ESSIC Visiting Assistant Research Scientist Scott Rudlosky launched a new blog on the ESSIC website today, entitled “It’s Severe.” The posts will focus on presenting information to the public about extreme weather events such as flooding, wildfires, and lightning.
The subject of the first post, lightning, is a particularly relevant topic this week: NOAA’s Lightning Safety Awareness Week. According to the National Weather Service, there have been five deaths from lightning strikes so far this year in the U.S. This compares to 26 deaths in 2011, the fewest in a five-year span that began with 45 deaths in 2007.
Rudlosky said that lightning is also a relevant subject because of severe lightning storms that swept through the D.C. region on June 22.
He also said in the post that the storm revealed the value of the Washington D.C. Lightning Mapping Array, a set of ten sensors that monitor very high frequency radio waves emitted by lightning.
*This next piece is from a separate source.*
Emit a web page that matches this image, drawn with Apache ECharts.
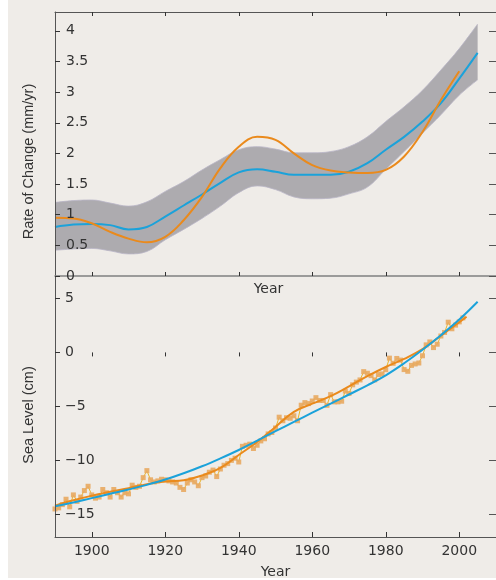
<!DOCTYPE html>
<html>
<head>
<meta charset="utf-8">
<script src="https://cdn.jsdelivr.net/npm/echarts@6/dist/echarts.min.js"></script>
<style>
  html, body { margin: 0; padding: 0; background: #ffffff; }
  #bg { position: absolute; left: 8px; top: 0; width: 488px; height: 578px; background: #efece8; }
  #chart { position: absolute; left: 0; top: 0; width: 496px; height: 580px; }
</style>
</head>
<body>
<div id="bg"></div>
<div id="chart"></div>
<script>
// ---- Data ----
const xTickValues = [1900, 1920, 1940, 1960, 1980, 2000];
const rateTickValues = [0, 0.5, 1, 1.5, 2, 2.5, 3, 3.5, 4];
const levelTickValues = [-15, -10, -5, 0, 5];

// Top panel: rate of change (mm/yr), sampled every 5 years
const rateYears = [1890, 1895, 1900, 1905, 1910, 1915, 1920, 1925, 1930, 1935, 1940, 1945,
                   1950, 1955, 1960, 1965, 1970, 1975, 1980, 1985, 1990, 1995, 2000, 2005];
const rateBlue  = [0.80, 0.84, 0.85, 0.83, 0.76, 0.80, 0.97, 1.15, 1.33, 1.52, 1.69, 1.74,
                   1.70, 1.65, 1.65, 1.65, 1.70, 1.84, 2.06, 2.27, 2.52, 2.82, 3.22, 3.64];
const bandUpper = [1.20, 1.23, 1.24, 1.19, 1.14, 1.21, 1.38, 1.54, 1.73, 1.90, 2.06, 2.11,
                   2.07, 2.01, 2.01, 2.03, 2.11, 2.27, 2.52, 2.76, 3.03, 3.36, 3.71, 4.11];
const bandLower = [0.42, 0.44, 0.45, 0.41, 0.36, 0.40, 0.59, 0.76, 0.94, 1.14, 1.36, 1.47,
                   1.41, 1.29, 1.26, 1.27, 1.34, 1.45, 1.74, 2.03, 2.33, 2.63, 2.95, 3.20];
const rateOrangeYears = [1890, 1895, 1900, 1905, 1910, 1915, 1920, 1925, 1930, 1935, 1940, 1945,
                         1950, 1955, 1960, 1965, 1970, 1975, 1980, 1985, 1990, 1995, 2000];
const rateOrange = [0.95, 0.94, 0.86, 0.72, 0.61, 0.55, 0.64, 0.91, 1.29, 1.76, 2.11, 2.27,
                    2.22, 2.00, 1.81, 1.72, 1.69, 1.68, 1.73, 1.95, 2.35, 2.87, 3.34];

// Bottom panel: sea level (cm)
const levelBlueYears = [1890, 1895, 1900, 1905, 1910, 1915, 1920, 1925, 1930, 1935, 1940, 1945,
                        1950, 1955, 1960, 1965, 1970, 1975, 1980, 1985, 1990, 1995, 2000, 2005];
const levelBlue = [-14.25, -13.9, -13.5, -13.1, -12.7, -12.27, -11.78, -11.2, -10.55, -9.82, -9.04, -8.18,
                   -7.3, -6.44, -5.58, -4.74, -3.9, -3.05, -2.12, -1.0, 0.25, 1.6, 3.05, 4.7];
const levelOrangeYears = [1890, 1895, 1900, 1905, 1910, 1915, 1920, 1925, 1930, 1935, 1940, 1945,
                          1950, 1955, 1960, 1965, 1970, 1975, 1980, 1985, 1990, 1995, 2000, 2002];
const levelOrange = [-14.2, -13.7, -13.28, -12.9, -12.58, -12.2, -11.95, -11.85, -11.4, -10.7, -9.5, -8.3,
                     -6.9, -5.5, -4.75, -4.05, -3.15, -2.2, -1.35, -0.6, 0.3, 1.55, 2.8, 3.3];
const annualStartYear = 1890;
const annualLevel = [
  -14.5, -14.4, -14.1, -13.6, -14.3, -13.2, -13.8, -13.4, -12.8, -12.4,
  -13.2, -13.5, -13.4, -12.7, -13.0, -13.4, -12.7, -13.0, -13.4, -13.0,
  -13.1, -12.3, -12.5, -12.4, -11.6, -10.95, -11.8, -12.0, -11.9, -11.75,
  -11.8, -11.9, -12.0, -12.1, -12.5, -12.7, -12.1, -11.8, -12.0, -12.35,
  -11.6, -11.45, -11.1, -10.9, -11.5, -10.8, -10.45, -10.3, -10.0, -9.8,
  -10.15, -8.7, -8.6, -8.5, -8.9, -8.6, -8.2, -8.0, -7.55, -7.42,
  -7.0, -6.0, -6.33, -6.05, -6.1, -5.87, -6.33, -4.89, -4.65, -4.74,
  -4.5, -4.19, -4.45, -4.45, -4.9, -3.91, -4.58, -4.58, -4.52, -3.58,
  -3.8, -3.0, -2.75, -2.55, -1.78, -1.93, -2.15, -2.54, -2.05, -1.99,
  -1.6, -0.53, -1.01, -0.56, -0.71, -1.59, -1.75, -1.2, -1.07, -0.98,
  -0.31, 0.70, 0.97, 0.45, 0.76, 1.52, 1.85, 2.80, 2.19, 2.53,
  2.83, 3.2
];

// ---- Build chart ----
const pairs = (xs, ys) => ys.map((v, i) => [xs[i], v]);
const annualPairs = annualLevel.map((v, i) => [annualStartYear + i, v]);
// value first, year second, so that the stack is applied to the value dimension
const bandLowerRows = bandLower.map((v, i) => [v, rateYears[i]]);
const bandWidthRows = bandUpper.map((u, i) => [+(u - bandLower[i]).toFixed(3), rateYears[i]]);

const tickFont = { fontFamily: 'DejaVu Sans', fontSize: 14, color: '#333' };
const titleFont = { fontFamily: "'Liberation Sans', Arial", fontSize: 14.5, color: '#333' };
const minus = v => String(v).replace('-', '\u2212');

const X_MIN = 1890, X_MAX = 2010;
const baseX = {
  type: 'value', min: X_MIN, max: X_MAX, splitLine: { show: false }, z: 10,
  axisLabel: { show: false },
  axisTick: { show: true, inside: true, length: 4, customValues: xTickValues, lineStyle: { color: '#333', width: 1 } },
  axisLine: { show: true, onZero: false, lineStyle: { color: '#555', width: 1 } }
};

const chart = echarts.init(document.getElementById('chart'), null, { renderer: 'canvas' });
chart.setOption({
  backgroundColor: 'transparent',
  animation: false,
  grid: [
    { left: 55, top: 12, width: 445, height: 264 },
    { left: 55, top: 276, width: 445, height: 264 }
  ],
  xAxis: [
    Object.assign({}, baseX, {
      gridIndex: 0, position: 'bottom',
      axisLine: { show: true, onZero: false, lineStyle: { color: '#808080', width: 1.5 } },
      name: 'Year', nameLocation: 'middle', nameGap: 6,
      nameTextStyle: Object.assign({}, tickFont, { padding: [0, 14, 0, 0] })
    }),
    Object.assign({}, baseX, { gridIndex: 0, position: 'top' }),
    Object.assign({}, baseX, { gridIndex: 1, position: 'top', axisLine: { show: false } }),
    Object.assign({}, baseX, {
      gridIndex: 1, position: 'bottom',
      axisTick: { show: true, inside: true, length: 5, customValues: xTickValues, lineStyle: { color: '#333' } },
      axisLabel: Object.assign({ show: true, margin: 7, customValues: xTickValues, formatter: v => String(v) }, tickFont),
      name: 'Year', nameLocation: 'middle', nameGap: 28,
      nameTextStyle: tickFont
    })
  ],
  yAxis: [
    {
      gridIndex: 0, type: 'value', min: 0, max: 4.307, position: 'left', z: 10,
      splitLine: { show: false },
      axisLine: { show: true, onZero: false, lineStyle: { color: '#555', width: 1 } },
      axisTick: { show: true, inside: true, length: 5, customValues: rateTickValues, lineStyle: { color: '#333' } },
      axisLabel: Object.assign({ show: true, inside: true, margin: 11, customValues: rateTickValues, formatter: v => String(v) }, tickFont),
      name: 'Rate of Change (mm/yr)', nameLocation: 'middle', nameGap: 19,
      nameTextStyle: Object.assign({}, titleFont, { padding: [0, 35, 0, 0] })
    },
    {
      gridIndex: 0, type: 'value', min: 0, max: 4.307, position: 'right', z: 10,
      splitLine: { show: false }, axisLabel: { show: false },
      axisLine: { show: true, onZero: false, lineStyle: { color: '#555' } },
      axisTick: { show: true, inside: true, length: 7, customValues: rateTickValues, lineStyle: { color: '#555' } }
    },
    {
      gridIndex: 1, type: 'value', min: -17.1, max: 7.08, position: 'left', z: 10,
      splitLine: { show: false },
      axisLine: { show: true, onZero: false, lineStyle: { color: '#555', width: 1 } },
      axisTick: { show: true, inside: true, length: 5, customValues: levelTickValues, lineStyle: { color: '#333' } },
      axisLabel: Object.assign({ show: true, inside: true, margin: 10, customValues: levelTickValues, formatter: minus }, tickFont),
      name: 'Sea Level (cm)', nameLocation: 'middle', nameGap: 19,
      nameTextStyle: Object.assign({}, titleFont, { padding: [0, 17, 0, 0] })
    },
    {
      gridIndex: 1, type: 'value', min: -17.1, max: 7.08, position: 'right', z: 10,
      splitLine: { show: false }, axisLabel: { show: false },
      axisLine: { show: true, onZero: false, lineStyle: { color: '#555' } },
      axisTick: { show: true, inside: true, length: 7, customValues: levelTickValues, lineStyle: { color: '#555' } }
    }
  ],
  series: [
    {
      name: 'band-lower', type: 'line', xAxisIndex: 0, yAxisIndex: 0, stack: 'band',
      data: bandLowerRows, encode: { x: 1, y: 0 }, smooth: 0.4, symbol: 'none',
      lineStyle: { width: 0.8, color: '#b9b5c6' }, silent: true, z: 1
    },
    {
      name: 'band', type: 'line', xAxisIndex: 0, yAxisIndex: 0, stack: 'band',
      data: bandWidthRows, encode: { x: 1, y: 0 }, smooth: 0.4, symbol: 'none',
      lineStyle: { width: 0.8, color: '#b9b5c6' },
      areaStyle: { color: '#adabaf', opacity: 1 }, silent: true, z: 1
    },
    {
      name: 'rate-blue', type: 'line', xAxisIndex: 0, yAxisIndex: 0,
      data: pairs(rateYears, rateBlue), smooth: 0.4, symbol: 'none',
      lineStyle: { width: 2, color: '#1ba2da' }, z: 3
    },
    {
      name: 'rate-orange', type: 'line', xAxisIndex: 0, yAxisIndex: 0,
      data: pairs(rateOrangeYears, rateOrange), smooth: 0.4, symbol: 'none',
      lineStyle: { width: 2, color: '#ea8a1c' }, z: 4
    },
    {
      name: 'annual', type: 'line', xAxisIndex: 3, yAxisIndex: 2,
      data: annualPairs, symbol: 'rect', symbolSize: 5, showSymbol: true,
      itemStyle: { color: '#e8aa62', opacity: 0.9 },
      lineStyle: { width: 1, color: '#e8b52c' }, z: 2
    },
    {
      name: 'level-orange', type: 'line', xAxisIndex: 3, yAxisIndex: 2,
      data: pairs(levelOrangeYears, levelOrange), smooth: 0.4, symbol: 'none',
      lineStyle: { width: 2, color: '#ea8a1c' }, z: 3
    },
    {
      name: 'level-blue', type: 'line', xAxisIndex: 3, yAxisIndex: 2,
      data: pairs(levelBlueYears, levelBlue), smooth: 0.4, symbol: 'none',
      lineStyle: { width: 2, color: '#1ba2da' }, z: 4
    }
  ]
});
</script>
</body>
</html>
The post provides 3D animations to illustrate this.
“These are different forms of outreach and the goal is to inform the public,” Rudlosky said, referring to the new blog.
Rudlosky is in charge of local maintenance of the WDCLMA. He is joined by Dustin Shea and NASA’s Jeff Bailey.
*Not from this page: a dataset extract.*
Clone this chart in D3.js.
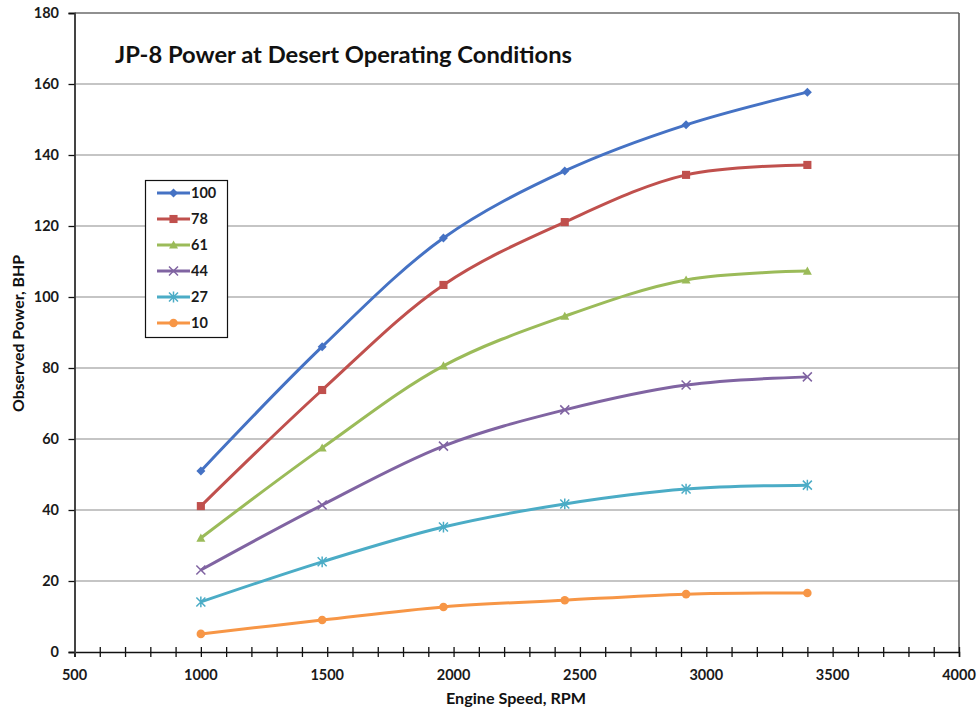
<!DOCTYPE html>
<html><head><meta charset="utf-8">
<script src="https://cdn.jsdelivr.net/npm/d3@7"></script>
<style>body{margin:0;background:#fff}svg{display:block}text{font-family:Lato,"Open Sans",sans-serif}</style>
</head><body>
<svg id="c" width="980" height="715"></svg>
<script>
const rpm = [1000, 1480, 1960, 2440, 2920, 3400];
const seriesNames = ["100", "78", "61", "44", "27", "10"];
const s100 = [51, 86, 116.6, 135.5, 148.5, 157.7];
const s78 = [41.1, 73.8, 103.4, 121.1, 134.4, 137.2];
const s61 = [32.1, 57.5, 80.6, 94.6, 104.8, 107.3];
const s44 = [23.1, 41.4, 58, 68.2, 75.2, 77.5];
const s27 = [14.1, 25.4, 35.2, 41.7, 45.9, 47];
const s10 = [5.1, 9, 12.7, 14.6, 16.3, 16.6];
const xTicks = [500, 1000, 1500, 2000, 2500, 3000, 3500, 4000];
const yTicks = [0, 20, 40, 60, 80, 100, 120, 140, 160, 180];
const colors = ["#4572C4", "#C0504D", "#9BBB59", "#8064A2", "#4BACC6", "#F79646"];
const markers = ["diamond", "square", "triangle", "x", "star", "circle"];
const values = [s100, s78, s61, s44, s27, s10];

const svg = d3.select("#c");
const x = d3.scaleLinear().domain([500, 4000]).range([74.5, 959]);
const y = d3.scaleLinear().domain([0, 180]).range([652, 13]);

// gridlines
svg.append("g").selectAll("line").data(yTicks.slice(1)).join("line")
  .attr("x1", x(500)).attr("x2", x(4000)).attr("y1", d => y(d)).attr("y2", d => y(d))
  .attr("stroke", d => d === 180 ? "#222" : "#8c8c8c").attr("stroke-width", 1.2);
// right border
svg.append("line").attr("x1", x(4000)).attr("x2", x(4000)).attr("y1", y(180)).attr("y2", y(0))
  .attr("stroke", "#555").attr("stroke-width", 1.5);

// x axis
const xAxis = svg.append("g").attr("transform", `translate(0,${y(0)})`)
  .call(d3.axisBottom(x).tickValues(d3.range(500, 4001, 100)).tickSize(5).tickFormat(""));
xAxis.selectAll(".tick line").attr("y1", -5).attr("y2", 5).attr("stroke", "#111").attr("stroke-width", 1.3);
xAxis.select(".domain").attr("stroke", "#111").attr("stroke-width", 1.5);
svg.append("g").selectAll("text").data(xTicks).join("text")
  .attr("x", d => x(d)).attr("y", 680).attr("text-anchor", "middle")
  .attr("font-size", 14.5).attr("font-weight", "bold").attr("fill", "#1a1a1a").text(d => d);

// y axis
const yAxis = svg.append("g").attr("transform", `translate(${x(500)},0)`)
  .call(d3.axisLeft(y).tickValues(yTicks).tickSize(6).tickFormat(""));
yAxis.selectAll(".tick line").attr("stroke", "#111").attr("stroke-width", 1.3);
yAxis.select(".domain").attr("stroke", "#444").attr("stroke-width", 2);
svg.append("g").selectAll("text").data(yTicks).join("text")
  .attr("x", 59).attr("y", d => y(d) + 5).attr("text-anchor", "end")
  .attr("font-size", 14.5).attr("font-weight", "bold").attr("fill", "#1a1a1a").text(d => d);

// axis titles
svg.append("text").attr("x", 516).attr("y", 704).attr("text-anchor", "middle")
  .attr("font-size", 15).attr("font-weight", "bold").attr("fill", "#111")
  .attr("textLength", 140).attr("lengthAdjust", "spacingAndGlyphs").text("Engine Speed, RPM");
svg.append("text").attr("transform", "translate(24,333.5) rotate(-90)").attr("text-anchor", "middle")
  .attr("font-size", 15).attr("font-weight", "bold").attr("fill", "#111")
  .attr("textLength", 157).attr("lengthAdjust", "spacingAndGlyphs").text("Observed Power, BHP");

// title
svg.append("text").attr("x", 115).attr("y", 63).attr("font-size", 23.5).attr("font-weight", "bold")
  .attr("fill", "#111").attr("textLength", 457).attr("lengthAdjust", "spacingAndGlyphs")
  .text("JP-8 Power at Desert Operating Conditions");

function drawMarker(g, type, color, size) {
  const s = size;
  if (type === "diamond") g.append("path").attr("d", `M0,${-s}L${s},0L0,${s}L${-s},0Z`).attr("fill", color);
  else if (type === "square") g.append("rect").attr("x", -s * 0.9).attr("y", -s * 0.9).attr("width", s * 1.8).attr("height", s * 1.8).attr("fill", color);
  else if (type === "triangle") g.append("path").attr("d", `M0,${-s}L${s},${s * 0.8}L${-s},${s * 0.8}Z`).attr("fill", color);
  else if (type === "circle") g.append("circle").attr("r", s * 0.95).attr("fill", color);
  else if (type === "x") g.append("path").attr("d", `M${-s},${-s}L${s},${s}M${-s},${s}L${s},${-s}`).attr("stroke", color).attr("stroke-width", 1.5);
  else if (type === "star") g.append("path").attr("d", `M${-s},${-s}L${s},${s}M${-s},${s}L${s},${-s}M0,${-s * 1.2}L0,${s * 1.2}`).attr("stroke", color).attr("stroke-width", 1.5);
}

const line = d3.line().x((d, i) => x(rpm[i])).y(d => y(d)).curve(d3.curveCatmullRom.alpha(0.5));
values.forEach((vals, k) => {
  const g = svg.append("g");
  g.append("path").attr("d", line(vals)).attr("fill", "none").attr("stroke", colors[k]).attr("stroke-width", 3);
  vals.forEach((v, i) => {
    const mg = g.append("g").attr("transform", `translate(${x(rpm[i])},${y(v)})`);
    drawMarker(mg, markers[k], colors[k], 4.5);
  });
});

// legend
const lg = svg.append("g");
lg.append("rect").attr("x", 145.5).attr("y", 180.5).attr("width", 82).attr("height", 157)
  .attr("fill", "#fff").attr("stroke", "#111").attr("stroke-width", 1.2);
seriesNames.forEach((n, k) => {
  const yy = 193 + k * 26;
  lg.append("line").attr("x1", 157).attr("x2", 190).attr("y1", yy).attr("y2", yy)
    .attr("stroke", colors[k]).attr("stroke-width", 3);
  const mg = lg.append("g").attr("transform", `translate(173.5,${yy})`);
  drawMarker(mg, markers[k], colors[k], 4.5);
  lg.append("text").attr("x", 191).attr("y", yy + 5).attr("font-size", 14.5).attr("font-weight", "bold")
    .attr("fill", "#1a1a1a").text(n);
});
</script>
</body></html>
Shea, who finished the first year of his master’s at Maryland this year, started as a graduate research assistant officially on June 1 but started working with ESSIC before that as a volunteer. He said he became an hourly employee and eventually was taken on as a GRA.
Rudlosky said Shea has travelled to the locations of the various sensors throughout June and brought the tenth sensor online last Friday.
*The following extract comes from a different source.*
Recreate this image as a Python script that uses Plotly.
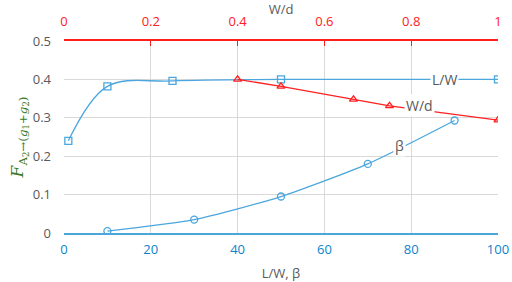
import plotly.graph_objects as go

# L/W series (bottom axis)
lw_x = [1, 10, 25, 50, 100]
lw_y = [0.24, 0.382, 0.396, 0.40, 0.40]
# W/d series (top axis)
wd_x = [0.4, 0.5, 0.667, 0.75, 1.0]
wd_y = [0.40, 0.382, 0.348, 0.331, 0.294]
# beta series (bottom axis)
b_x = [10, 30, 50, 70, 90]
b_y = [0.005, 0.035, 0.095, 0.18, 0.293]

bottom_ticks = [0, 20, 40, 60, 80, 100]
top_ticks = [0, 0.2, 0.4, 0.6, 0.8, 1]
top_labels = ["0", "0.2", "0.4", "0.6", "0.8", "1"]
y_ticks = [0, 0.1, 0.2, 0.3, 0.4, 0.5]
y_labels = ["0", "0.1", "0.2", "0.3", "0.4", "0.5"]

BLUE = "#4BA6DE"
RED = "#FF2020"
GRID = "#D9D9D9"
GRAY = "#595959"

fig = go.Figure()
fig.add_trace(go.Scatter(x=lw_x, y=lw_y, mode="lines+markers",
                         line=dict(color=BLUE, width=1.3, shape="spline", smoothing=1.0),
                         marker=dict(symbol="square-open", size=7, color=BLUE, line=dict(width=1.3)),
                         xaxis="x", yaxis="y", showlegend=False))
fig.add_trace(go.Scatter(x=b_x, y=b_y, mode="lines+markers",
                         line=dict(color=BLUE, width=1.3, shape="spline", smoothing=0.6),
                         marker=dict(symbol="circle-open", size=7, color=BLUE, line=dict(width=1.3)),
                         xaxis="x", yaxis="y", showlegend=False))
fig.add_trace(go.Scatter(x=wd_x, y=wd_y, mode="lines+markers",
                         line=dict(color=RED, width=1.3),
                         marker=dict(symbol="triangle-up-open", size=7, color=RED, line=dict(width=1.3)),
                         xaxis="x2", yaxis="y", showlegend=False))

font_main = "Open Sans, DejaVu Sans, sans-serif"
ann_font = dict(family=font_main, size=14, color=GRAY)
fig.add_annotation(x=87.7, y=0.40, xref="x", yref="y", text="L/W", showarrow=False,
                   font=ann_font, bgcolor="white")
fig.add_annotation(x=81.9, y=0.331, xref="x", yref="y", text="W/d", showarrow=False,
                   font=ann_font, bgcolor="white")
fig.add_annotation(x=77.3, y=0.227, xref="x", yref="y", text="β", showarrow=False,
                   font=ann_font, bgcolor="white")

fig.update_layout(
    width=512, height=282,
    margin=dict(l=64, r=14, t=41, b=49),
    paper_bgcolor="white", plot_bgcolor="white",
    font=dict(family=font_main, size=13, color=GRAY),
    xaxis=dict(range=[0, 100], tickvals=bottom_ticks, showgrid=True, gridcolor=GRID,
               zeroline=False, showline=True, linecolor=BLUE, linewidth=1.5,
               ticks="", tickfont=dict(color="#0A84CC", size=13), automargin=False,
               ticklabelstandoff=4, ticklabeloverflow="allow",
               title=dict(text="L/W, β", font=dict(color=GRAY, size=13), standoff=12)),
    xaxis2=dict(range=[0, 1], tickvals=top_ticks, ticktext=top_labels, overlaying="x",
                side="top", showgrid=False, zeroline=False, showline=True, automargin=False,
                linecolor=RED, linewidth=1.5, ticks="inside", ticklen=5, tickcolor=RED,
                tickfont=dict(color=RED, size=13), ticklabelstandoff=8,
                ticklabeloverflow="allow",
                title=dict(text="W/d", font=dict(color=GRAY, size=13), standoff=4)),
    yaxis=dict(range=[0, 0.5], tickvals=y_ticks, ticktext=y_labels, showgrid=True,
               gridcolor=GRID, zeroline=False, showline=False, ticks="", automargin=False,
               tickfont=dict(color=GRAY, size=13), ticklabelstandoff=12,
               title=dict(text="<i>F</i><sub>A<sub>2</sub>→(<i>g</i><sub>1</sub>+<i>g</i><sub>2</sub>)</sub>",
                          font=dict(color="#3A7A2A", size=17, family="DejaVu Serif, serif"),
                          standoff=4)),
)

fig.write_html("out.html", config={"displayModeBar": False},
               post_script=("document.body.style.margin='0';document.body.style.padding='0';"
                            "document.body.style.overflow='hidden';"
                            "document.documentElement.style.overflow='hidden';"))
Bailey serves as a hardware and software expert for the WDCLMA, and he helps with maintenance of the sensor, Rudlosky said.
“He can run tests on something, and figure it out way before we could,” Shea said of Bailey, who works with Shea when he visits the sensor locations.
Rudlosky said that new blog entries will most likely be posted on a monthly basis.
“The events in Colorado and Florida have helped to motivate this blog and use CICS scientists,” Rudlosky said of the inspiration behind the blog. “The idea is that scientists who have their hands on really cool data sets can show the public this information.”